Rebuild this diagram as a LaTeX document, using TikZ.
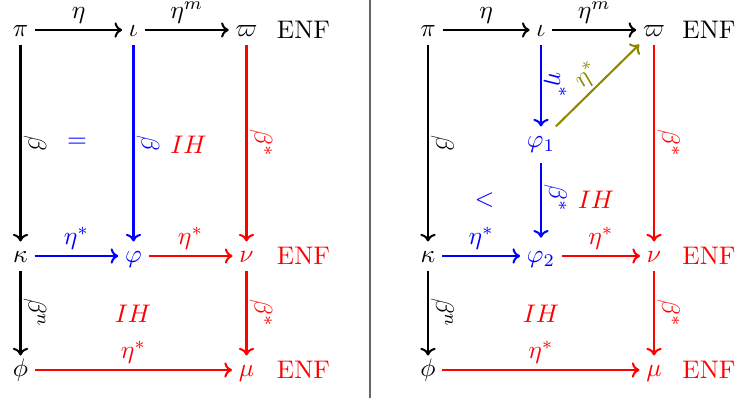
\documentclass[tikz,border=0pt]{standalone}
\usepackage{xcolor}
\usepackage{amsmath}
\usepackage{tikz}
\usetikzlibrary{arrows.meta}

\begin{document}
\begin{tikzpicture}[
    x=0.393pt, y=-0.393pt,
    obj/.style={inner xsep=2.5pt, inner ysep=1.5pt, text height=6.5pt, text depth=1.5pt},
    arr/.style={-{Computer Modern Rightarrow[length=3pt, width=6pt]}, thick},
    lab/.style={midway, above, inner sep=2pt},
    vlab/.style={midway, rotate=-90, anchor=south, inner sep=0.8pt},
]
\useasboundingbox (0,0) rectangle (740,403);

% left square
\node[obj] (lpi) at (20.5,30) {$\pi$};
\node[obj] (liota) at (133.5,30) {$\iota$};
\node[obj] (lvarpi) at (246.5,30) {$\varpi$};
\node (lenf1) at (303.5,30) {ENF};
\node[obj] (lkappa) at (20.5,256) {$\kappa$};
\node[obj, blue] (lvphi) at (133.5,256) {$\varphi$};
\node[obj, red] (lnu) at (246.5,256) {$\nu$};
\node[red] (lenf2) at (lnu -| lenf1) {ENF};
\node[obj] (lphi) at (20.5,370) {$\phi$};
\node[obj, red] (lmu) at (246.5,370) {$\mu$};
\node[red] (lenf3) at (lmu -| lenf1) {ENF};

\draw[arr] (lpi) -- node[lab] {$\eta$} (liota);
\draw[arr] (liota) -- node[lab] {$\eta^m$} (lvarpi);
\draw[arr] (lpi) -- node[vlab] {$\beta$} (lkappa);
\draw[arr, blue] (liota) -- node[vlab] {$\beta$} (lvphi);
\draw[arr, red] (lvarpi) -- node[vlab] {$\beta^*$} (lnu);
\draw[arr, blue] (lkappa) -- node[lab] {$\eta^*$} (lvphi);
\draw[arr, red] (lvphi) -- node[lab] {$\eta^*$} (lnu);
\draw[arr] (lkappa) -- node[vlab] {$\beta^n$} (lphi);
\draw[arr, red] (lnu) -- node[vlab] {$\beta^*$} (lmu);
\draw[arr, red] (lphi) -- node[lab] {$\eta^*$} (lmu);

\node[blue] (leq) at (77,142.5) {$=$};
\node[red] (lih1) at (188.5,144.5) {$IH$};
\node[red] (lih2) at (133,313.5) {$IH$};

% separator
\draw[black!60, line width=0.6pt] (370,0) -- (370,398);

% right square
\node[obj] (rpi) at (428,30) {$\pi$};
\node[obj] (riota) at (541,30) {$\iota$};
\node[obj] (rvarpi) at (654,30) {$\varpi$};
\node (renf1) at (709,30) {ENF};
\node[obj, blue] (rvphi1) at (541,141) {$\varphi_1$};
\node[obj] (rkappa) at (428,256) {$\kappa$};
\node[obj, blue] (rvphi2) at (541,256) {$\varphi_2$};
\node[obj, red] (rnu) at (654,256) {$\nu$};
\node[red] (renf2) at (rnu -| renf1) {ENF};
\node[obj] (rphi) at (428,370) {$\phi$};
\node[obj, red] (rmu) at (654,370) {$\mu$};
\node[red] (renf3) at (rmu -| renf1) {ENF};

\draw[arr] (rpi) -- node[lab] {$\eta$} (riota);
\draw[arr] (riota) -- node[lab] {$\eta^m$} (rvarpi);
\draw[arr] (rpi) -- node[vlab] {$\beta$} (rkappa);
\draw[arr, blue] (riota) -- node[vlab] {$\eta^*$} (rvphi1);
\draw[arr, olive] (rvphi1) -- node[midway, above, sloped, inner sep=1pt] {$\eta^*$} (rvarpi);
\draw[arr, blue, shorten <=2.8pt, shorten >=1.5pt] (rvphi1) -- node[vlab] {$\beta^*$} (rvphi2);
\draw[arr, red] (rvarpi) -- node[vlab] {$\beta^*$} (rnu);
\draw[arr, blue] (rkappa) -- node[lab] {$\eta^*$} (rvphi2);
\draw[arr, red] (rvphi2) -- node[lab] {$\eta^*$} (rnu);
\draw[arr] (rkappa) -- node[vlab] {$\beta^n$} (rphi);
\draw[arr, red] (rnu) -- node[vlab] {$\beta^*$} (rmu);
\draw[arr, red] (rphi) -- node[lab] {$\eta^*$} (rmu);

\node[blue] (rlt) at (484.5,200) {$<$};
\node[red] (rih1) at (596,200) {$IH$};
\node[red] (rih2) at (541,313.5) {$IH$};
\end{tikzpicture}
\end{document}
+ + + + + + +
### Task to carry out
Return only the lines running from the top of the data to the line that holds "(370,0) -- (370,398);". Include both of those lines, but skip the pictures.

### Task output
Rebuild this diagram as a LaTeX document, using TikZ.
\documentclass[tikz,border=0pt]{standalone}
\usepackage{xcolor}
\usepackage{amsmath}
\usepackage{tikz}
\usetikzlibrary{arrows.meta}

\begin{document}
\begin{tikzpicture}[
    x=0.393pt, y=-0.393pt,
    obj/.style={inner xsep=2.5pt, inner ysep=1.5pt, text height=6.5pt, text depth=1.5pt},
    arr/.style={-{Computer Modern Rightarrow[length=3pt, width=6pt]}, thick},
    lab/.style={midway, above, inner sep=2pt},
    vlab/.style={midway, rotate=-90, anchor=south, inner sep=0.8pt},
]
\useasboundingbox (0,0) rectangle (740,403);

% left square
\node[obj] (lpi) at (20.5,30) {$\pi$};
\node[obj] (liota) at (133.5,30) {$\iota$};
\node[obj] (lvarpi) at (246.5,30) {$\varpi$};
\node (lenf1) at (303.5,30) {ENF};
\node[obj] (lkappa) at (20.5,256) {$\kappa$};
\node[obj, blue] (lvphi) at (133.5,256) {$\varphi$};
\node[obj, red] (lnu) at (246.5,256) {$\nu$};
\node[red] (lenf2) at (lnu -| lenf1) {ENF};
\node[obj] (lphi) at (20.5,370) {$\phi$};
\node[obj, red] (lmu) at (246.5,370) {$\mu$};
\node[red] (lenf3) at (lmu -| lenf1) {ENF};

\draw[arr] (lpi) -- node[lab] {$\eta$} (liota);
\draw[arr] (liota) -- node[lab] {$\eta^m$} (lvarpi);
\draw[arr] (lpi) -- node[vlab] {$\beta$} (lkappa);
\draw[arr, blue] (liota) -- node[vlab] {$\beta$} (lvphi);
\draw[arr, red] (lvarpi) -- node[vlab] {$\beta^*$} (lnu);
\draw[arr, blue] (lkappa) -- node[lab] {$\eta^*$} (lvphi);
\draw[arr, red] (lvphi) -- node[lab] {$\eta^*$} (lnu);
\draw[arr] (lkappa) -- node[vlab] {$\beta^n$} (lphi);
\draw[arr, red] (lnu) -- node[vlab] {$\beta^*$} (lmu);
\draw[arr, red] (lphi) -- node[lab] {$\eta^*$} (lmu);

\node[blue] (leq) at (77,142.5) {$=$};
\node[red] (lih1) at (188.5,144.5) {$IH$};
\node[red] (lih2) at (133,313.5) {$IH$};

% separator
\draw[black!60, line width=0.6pt] (370,0) -- (370,398);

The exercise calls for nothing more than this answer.